Senior Manager, Site Reliability Engineering - Infrastructure Platform

Okta Okta · Enterprise · Bellevue, WA · Tech Ops-610

Okta is seeking a Senior Manager of Infrastructure Platform and Shared Services to lead teams responsible for scaling their identity platform, which is crucial for securing AI. The role involves overseeing Edge networking, K8s platform, CI/CD, Observability, and automation tooling, with a focus on building a world-class observability platform and accelerating engineering velocity through robust platforms and tooling.
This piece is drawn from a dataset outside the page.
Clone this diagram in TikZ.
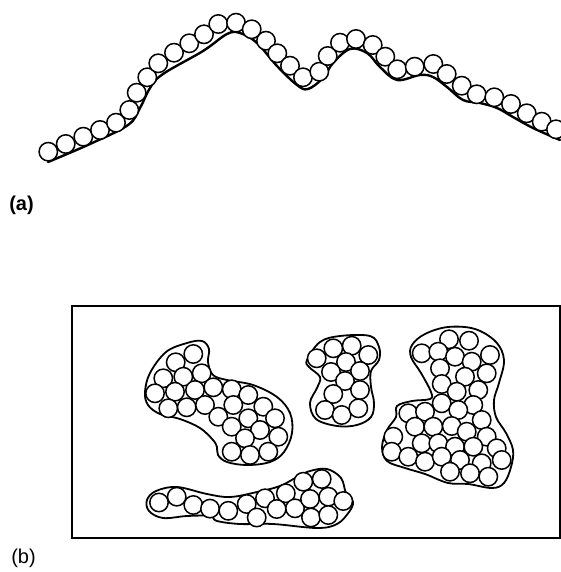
\documentclass[tikz,border=0pt]{standalone}
\usepackage{fontspec}
\setmainfont{Liberation Sans}
\begin{document}
\begin{tikzpicture}[x=1pt,y=-1pt,
  ball/.style={draw=black,line width=1.5pt,fill=white},
  blob/.style={draw=black,line width=1.8pt},
  ground/.style={draw=black,line width=2.4pt,line cap=round},
  lab/.style={font=\fontsize{20}{22}\selectfont,inner sep=0pt}]
\useasboundingbox (0,0) rectangle (560,572);
\def\R{9.2}
% (a) surface with adsorbed monolayer
\draw[ground] plot[smooth,tension=0.6] coordinates {(48,162) (90,144) (128,125) (140,108) (150,88) (163,74) (203,51) (227,34) (240,33) (257,43) (277,66) (297,85) (308,89) (323,78) (333,63) (350,49) (367,53) (380,67) (397,80) (420,75) (433,77) (447,87) (463,100) (480,103) (497,108) (513,117) (533,128) (560,140)};
\foreach \x/\y in {48.3/151.7,65.7/144,83.3/136.7,100/130,116/122.7,129.3/110,136.7/92.7,147.3/77.3,158.3/63.3,174/52.7,189.3/43.3,204/34.3,218.3/24,236/22.7,251.7/29.3,266/40.7,277.3/53.3,290/65.7,303/77.3,319.3/71.7,327.7/56,340/42.7,356/39,372.7/45,385.3/56.7,397.3/69.3,414.7/66.7,433.3/64,446.7/74,461.7/85.7,476.7/94.3,494.3/97.3,511/104,526.7/113.3,541.7/121.7,556/129.3}
  \draw[ball] (\x,\y) circle (\R);
\node[lab,font=\fontsize{20}{22}\selectfont\bfseries] (la) at (21.5,205) {(a)};
% (b) frame
\draw[line width=1.8pt] (72,306) rectangle (560,538);
% blob 1
\draw[blob] plot[smooth cycle,tension=0.6] coordinates {(145,392) (150,373) (166,352) (187,343) (202,341) (209,349) (208,362) (213,375) (227,380) (253,385) (277,397) (290,413) (292,433) (284,452) (270,462) (247,465) (227,462) (218,455) (217,447) (213,440) (200,428) (180,419) (160,414) (148,405)};
\foreach \x/\y in {193.3/354,175.7/362.3,163.3/378.3,183.3/376.7,201.7/373.3,155/393.3,175/391.7,195/390,213.3/387.3,231.7/389.3,248.3/395,168.3/408.3,186.7/407.3,205/405,233.3/405,263.3/406.7,218.3/416.7,248.3/418.3,275/418.3,231.7/426.7,260/430,278.3/436.7,245/438.3,231.7/451.7,250/455,268.3/451.7}
  \draw[ball] (\x,\y) circle (\R);
% blob 2
\draw[blob] plot[smooth cycle,tension=0.6] coordinates {(307,360) (320,342) (340,336) (370,336) (379,347) (379,360) (371,371) (371,387) (374,403) (371,417) (357,425) (337,426) (316,419) (310,403) (317,388) (320,377) (309,367)};
\foreach \x/\y in {316.7/358.3,333.3/348.3,351.7/345.7,368.3/355,346/362,331/372,360/371,345/381,333.3/394,360/390,325/410,341.7/415,358.3/408.3}
  \draw[ball] (\x,\y) circle (\R);
% blob 3
\draw[blob] plot[smooth cycle,tension=0.6] coordinates {(448,327) (475,329) (496,342) (504,360) (499,383) (494,400) (496,417) (506,433) (513,450) (511,467) (504,483) (492,488) (468,484) (448,483) (425,474) (405,468) (387,461) (382,447) (387,430) (396,417) (397,406) (412,401) (430,399) (431,392) (421,373) (411,357) (412,345) (425,334)};
\foreach \x/\y in {449/339.3,469/340.7,421.7/353.3,438.3/351.7,455/356.7,471.7/361.7,490/355,440/368.3,465/376.7,486.7/373.3,441.7/384,456.7/391.7,478.3/390,441.7/403.3,473.3/405,408.3/413.3,425/411.7,458.3/410,481.7/420,415/426.7,433.3/426.7,451.7/426,466.7/431.7,486.7/436.7,393.3/436.7,421.7/443.3,438.3/443.3,455/446.7,473.3/446.7,496.7/448.3,391.7/451.7,408.3/456.7,425/461.7,441.7/456.7,460/460,481.7/463.3,501.7/460,450/471.7,470/473.3,488.3/476.7}
  \draw[ball] (\x,\y) circle (\R);
% blob 4
\draw[blob] plot[smooth cycle,tension=0.6] coordinates {(147,500) (156,491) (177,487) (207,494) (230,497) (257,492) (280,486) (297,477) (310,471) (327,469) (341,478) (346,493) (353,502) (349,512) (337,524) (317,528) (273,524) (240,524) (217,521) (210,516) (187,516) (163,518) (149,511)};
\foreach \x/\y in {159/502.5,176.7/496.7,193.3/505,210/508.6,228.3/510.8,246.7/504,265/498.3,285.8/493.3,303.3/481.7,321.7/479,256.7/517.5,276.7/509,295/508.3,310/499,328.3/496.7,343.3/501,311/517.5,328.3/515}
  \draw[ball] (\x,\y) circle (\R);
\node[lab] (lb) at (23.5,558) {(b)};
\end{tikzpicture}
\end{document}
The position requires extensive experience in Agile, DevOps, cloud-native architectures, Kubernetes, IaC, CI/CD, and observability platforms.

What you'd actually do

  1. Lead the Infra platform and shared services org and various initiatives across SRE & Infrastructure organization.
  2. Lead the DevOps transformation, microservice journey, and next generation Infra platform capabilities in partnership with architects and product engineering
  3. Build a world-class observability platform and monitoring capabilities enabled with self-service
  4. Accelerate the velocity of SRE and product engineering by developing robust platforms, powerful tooling, and intuitive self-service capabilities.
  5. Own the design and operation of scalable, self-service Cloud infrastructure platforms (e.g., Kubernetes, service mesh, CI/CD pipelines, IaC & Edge Infrastructure)

Skills

Required

  • technical leadership
  • people management
  • Agile and DevOps methodologies
  • SaaS/Cloud service infrastructure
  • AWS
  • cloud-native architectures
  • containerization (Kubernetes)
  • IaC (Terraform)
  • CI/CD pipelines
  • SW development
  • PaaS
  • automation
  • observability platforms
  • monitoring tools (Grafana, Splunk, APM etc.)
  • cross-functional teams leadership
  • large-scale programs management
  • communication skills
  • interpersonal skills
  • Computer Science Degree or equivalent experience

Nice to have

  • multi-Cloud environment experience

What the JD emphasized

  • 6+ years of experience in technical leadership & people management
  • 3+ years of experience running large-scale infrastructure platforms supporting a SaaS/Cloud service in a public Cloud, preferably AWS.
  • Strong expertise in cloud-native architectures, containerization (Kubernetes), IaC (Terraform), and CI/CD pipelines
  • Deep experience with building and operating observability platforms and monitoring tools (Grafana, Splunk, APM etc.) in a large scale environment.